Whatever the problem is seems not to be with the clock speed itself, but as I've said, with timing relative to some other piece of hardware in the device.
If it truly, truly is a hardware fault that prevents certain devices from working, then coding a fix for it isn't a workaround any more: It's a fix.
Until such time as it's actually identified what's wrong, 80mhz is known to be a speed that is valid for the processor, and evidence suggests the problem is actually in other hardware in the device not being used quite properly.
One of the biggest benefits of going from 75mhz to 80mhz: Music is less likely to skip when the device is under load. Evidence is very, very strong that this processor speed is supported, and plenty of signs suggest it's other hardware in the device is the problem, but as of yet there's no firm evidence that it's a hardware fault, and it could very easily be a case of us not initializing or communicating with that other hardware right yet.

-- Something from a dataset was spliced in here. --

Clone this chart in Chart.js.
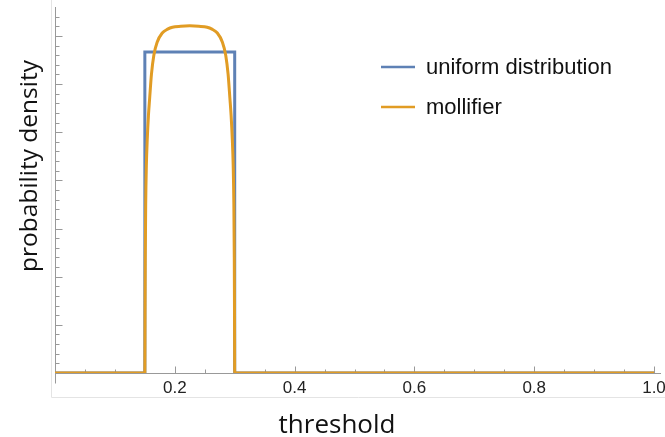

If we do establish though that the only way to keep these Nanos from crashing is to clock it down, rest assured, it will be done. Our intent isn't to screw over users, it's to get things fixed properly.
As I've said, users have now reported going back to 75mhz and still experiencing these bugs when their device gets too hot, and some have revealed that their device would occasionally glitch like this in the past with them thinking that it was more just "Rockbox isn't done yet" than anything they should be reporting, so signs suggest rather strongly that just clocking back to 75mhz isn't going to fix it, just put it in hiding again, and if anything should be done it should be someone investigating the actual problem and looking for a _full_ fix rather than one that goes from "Some people experience it" to merely "Only a few people experience it" because then you're just choosing to screw over less people for your own personal benefits rather than actually concentrate on fixing the problem.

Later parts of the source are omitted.